September 24, 2012Print : Islamabad
Amir’s 87-year-old father has been battling renal failure and sepsis in a private hospital in the capital city of Pakistan, a country known for its failures to tackle health problems. Each time he attempts to get closer to his frail father in the Intensive Care Unit, he instinctively looks away.
“Abbajan has led such a full life. We have always seen him in command, both while in service in the Pakistan Air Force, as well as at home. I deliberately avoid eye contact with him because it hurts me to see him dependent and helpless,” said the 52-year-old son.
In spite of his critical condition, Amir’s father is blessed — his children do not consider him a burden. They value his presence and hold him in high esteem. And as far as they can afford, are striving for his comfort as he struggles with severe ailments.
Pakistan is beset with a paradox when it comes to care of the elderly, a discipline termed ‘geriatrics’ in medicine. On the one hand, there is absence of care-giving institutional support in the public system, while on the other, there is a strong culture of family support, with members of the immediate family inevitably serving as care-givers for the elderly.
However, the latter may not remain the case for long. While Amir’s generation still recognises the importance of looking after old and ailing parents, his own son, aged 16, is quite dispassionate.
“Perhaps, the greatest tragedy of our times is the erosion of family support which the elderly in Pakistan traditionally enjoyed,” Amir remarked. He believes adoption of western lifestyles, urbanisation, breakdown of joint family system, and unhindered access to electronic gadgets and information have led to disintegration of our value system.
Conversely, it may take a few years before support for the elderly in Pakistan declines to the extent seen in the west, where families tend to be much more atomised and scattered. They are hence more unlikely, unwilling, or unable to care for old and ailing parents in the comfort of their own homes.
Care of the elderly is slipping down the list of priorities as men and women submit to long grueling hours and chase impossible targets. “When I ask my son if he will be there to comfort me as I grow old,” Amir revealed, “he shrugs and tells me not to be ‘senti’ (a hip expression for ‘sentimental’). His attitude is a cause for concern. I am worried that if I live beyond 65, I will be lonely and unsupported.”
Declining family support is not the only factor that increases the vulnerability of the elderly in a developing country such as Pakistan. In many western countries, robust health-related social support systems are in place to ensure care for people who cannot afford exorbitant fees.
In the UK, for instance, acutely sick elderly who require temporary hospitalisation get free treatment and food via the National Health Service (NHS), which is funded from compulsory taxation. Long-term hospital beds are available for elderly patients suffering from terminal illnesses. Moreover, there are residential hospices that offer palliative care, as well as free treatment and food. Although funded by charities, patients and their friends are encouraged to make donations to hospices, if affordable for them.

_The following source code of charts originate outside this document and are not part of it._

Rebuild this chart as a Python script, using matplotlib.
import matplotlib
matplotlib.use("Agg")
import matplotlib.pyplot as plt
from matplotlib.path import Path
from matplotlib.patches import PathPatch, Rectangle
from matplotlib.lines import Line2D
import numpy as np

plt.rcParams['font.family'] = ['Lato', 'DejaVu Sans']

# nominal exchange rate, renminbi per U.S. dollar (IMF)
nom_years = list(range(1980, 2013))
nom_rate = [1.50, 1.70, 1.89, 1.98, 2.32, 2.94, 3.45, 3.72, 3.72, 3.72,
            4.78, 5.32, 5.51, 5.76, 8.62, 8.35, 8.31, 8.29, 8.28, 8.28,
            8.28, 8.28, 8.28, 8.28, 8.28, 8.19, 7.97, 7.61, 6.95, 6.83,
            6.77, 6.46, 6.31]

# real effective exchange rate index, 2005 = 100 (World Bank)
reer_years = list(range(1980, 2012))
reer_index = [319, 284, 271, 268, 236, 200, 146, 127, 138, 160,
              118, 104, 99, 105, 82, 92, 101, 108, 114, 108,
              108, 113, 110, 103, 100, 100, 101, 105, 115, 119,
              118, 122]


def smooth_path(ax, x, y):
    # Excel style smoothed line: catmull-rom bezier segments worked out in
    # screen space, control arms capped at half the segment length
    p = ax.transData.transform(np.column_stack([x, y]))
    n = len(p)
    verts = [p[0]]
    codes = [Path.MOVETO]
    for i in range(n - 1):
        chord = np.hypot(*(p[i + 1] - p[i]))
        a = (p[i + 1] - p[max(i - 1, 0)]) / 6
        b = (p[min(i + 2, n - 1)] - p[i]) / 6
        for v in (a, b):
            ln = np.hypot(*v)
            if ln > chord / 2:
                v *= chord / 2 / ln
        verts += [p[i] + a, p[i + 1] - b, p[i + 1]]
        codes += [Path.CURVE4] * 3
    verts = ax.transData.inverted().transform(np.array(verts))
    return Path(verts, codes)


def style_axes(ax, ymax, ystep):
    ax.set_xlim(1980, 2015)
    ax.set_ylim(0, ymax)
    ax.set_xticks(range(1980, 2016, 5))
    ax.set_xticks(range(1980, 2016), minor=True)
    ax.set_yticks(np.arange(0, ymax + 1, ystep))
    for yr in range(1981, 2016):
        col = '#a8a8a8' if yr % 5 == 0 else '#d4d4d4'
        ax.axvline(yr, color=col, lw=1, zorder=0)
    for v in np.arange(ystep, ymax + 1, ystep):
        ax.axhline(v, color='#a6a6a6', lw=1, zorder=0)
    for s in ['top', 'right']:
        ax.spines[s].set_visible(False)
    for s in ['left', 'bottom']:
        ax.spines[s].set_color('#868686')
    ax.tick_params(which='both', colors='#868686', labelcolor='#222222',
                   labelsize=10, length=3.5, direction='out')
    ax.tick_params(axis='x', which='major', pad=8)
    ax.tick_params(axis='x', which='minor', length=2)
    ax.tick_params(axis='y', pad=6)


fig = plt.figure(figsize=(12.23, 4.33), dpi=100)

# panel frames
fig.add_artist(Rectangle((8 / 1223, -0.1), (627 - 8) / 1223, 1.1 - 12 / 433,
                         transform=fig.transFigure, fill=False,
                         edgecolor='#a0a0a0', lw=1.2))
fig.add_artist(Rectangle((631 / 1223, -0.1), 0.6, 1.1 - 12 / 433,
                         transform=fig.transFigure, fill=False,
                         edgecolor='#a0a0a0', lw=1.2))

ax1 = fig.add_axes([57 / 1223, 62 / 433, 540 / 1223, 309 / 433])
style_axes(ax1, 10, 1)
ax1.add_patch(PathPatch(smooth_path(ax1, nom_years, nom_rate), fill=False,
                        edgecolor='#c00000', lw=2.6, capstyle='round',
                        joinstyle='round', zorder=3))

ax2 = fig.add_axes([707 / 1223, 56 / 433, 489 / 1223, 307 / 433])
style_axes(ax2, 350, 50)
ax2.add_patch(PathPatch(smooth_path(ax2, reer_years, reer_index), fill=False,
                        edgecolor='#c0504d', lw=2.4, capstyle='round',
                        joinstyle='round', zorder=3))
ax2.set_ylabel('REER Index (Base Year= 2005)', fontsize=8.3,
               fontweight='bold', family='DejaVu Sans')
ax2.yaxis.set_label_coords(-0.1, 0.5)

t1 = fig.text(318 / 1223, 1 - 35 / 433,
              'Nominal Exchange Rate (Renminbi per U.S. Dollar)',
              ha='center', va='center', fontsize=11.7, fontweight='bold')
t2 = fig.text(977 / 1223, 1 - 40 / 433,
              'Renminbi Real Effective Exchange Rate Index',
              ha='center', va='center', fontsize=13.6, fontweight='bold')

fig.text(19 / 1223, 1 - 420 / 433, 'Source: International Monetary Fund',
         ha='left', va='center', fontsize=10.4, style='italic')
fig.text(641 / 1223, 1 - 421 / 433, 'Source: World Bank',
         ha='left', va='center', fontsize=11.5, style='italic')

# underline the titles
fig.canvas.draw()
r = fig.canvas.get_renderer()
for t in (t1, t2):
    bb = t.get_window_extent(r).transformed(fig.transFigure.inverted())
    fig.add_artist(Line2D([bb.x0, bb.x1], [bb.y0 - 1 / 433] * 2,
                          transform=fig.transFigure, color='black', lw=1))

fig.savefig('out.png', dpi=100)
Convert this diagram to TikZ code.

In Pakistan, on the contrary, health shocks frequently drain families of their hard-earned savings and expose them to heavy debts. And those who neither have savings nor ways of borrowing money simply die sooner.
“More than 73% of the population in Pakistan pays out-of-pocket to access healthcare,” an internationally acclaimed public health specialist Dr. Sania Nishtar informed in response to an enquiry. She says it is estimated that more than 40 million Pakistanis risk spending catastrophically on healthcare.
Even though social protection is a declared government priority, Dr. Nishtar says the country’s existing health-related social protection systems “provide narrow coverage and are plagued by a number of challenges, of which abuse, graft and patronage are the most salient.” She also reveals that social protection funds cover less than 0.3% of the total public sector health budget.
Poverty caused by having to spend savings on health is another fear that adds to the stress endured by the elderly. “Whenever conscious, Abbajan asks me how I plan to foot the bill, which has sky-rocketed to Rs 2,78,000 within nine days of hospitalisation,” said Amir, the family’s sole breadwinner. “The concern is not misplaced as a pension of Rs25,000 is his only source of sustenance,” he added.
The absence of decent health care facilities for the elderly in public and private hospitals is a critical gap that needs to be bridged. While it would be over-ambitious to expect designated in-patient or community facilities for patients beyond the age of 65, efforts must be made to meet at least the barest minimum standards of care.
The nursing staff in most hospitals lacks the very basics of compassionate handling of the elderly. Psychosocial counseling remains a distant dream. Elderly patients are seen queuing up for hours for diagnostic tests or medical consultations, with hospital administrations unconcerned.
Pakistan’s elderly make up only 7% of the population. Interventions that could provide them with a comforting environment do not require a mammoth investment. Whilst it is critical for the government to step up effective social support and protection for the elderly as it takes stock of its policy, it is also important that we revisit our changing societal values, which impact our homes, families, and loved ones.
To begin with, just an iota of compassion would suffice to make the elderly feel a tad more loved and cared for, as they await their transition to the hereafter.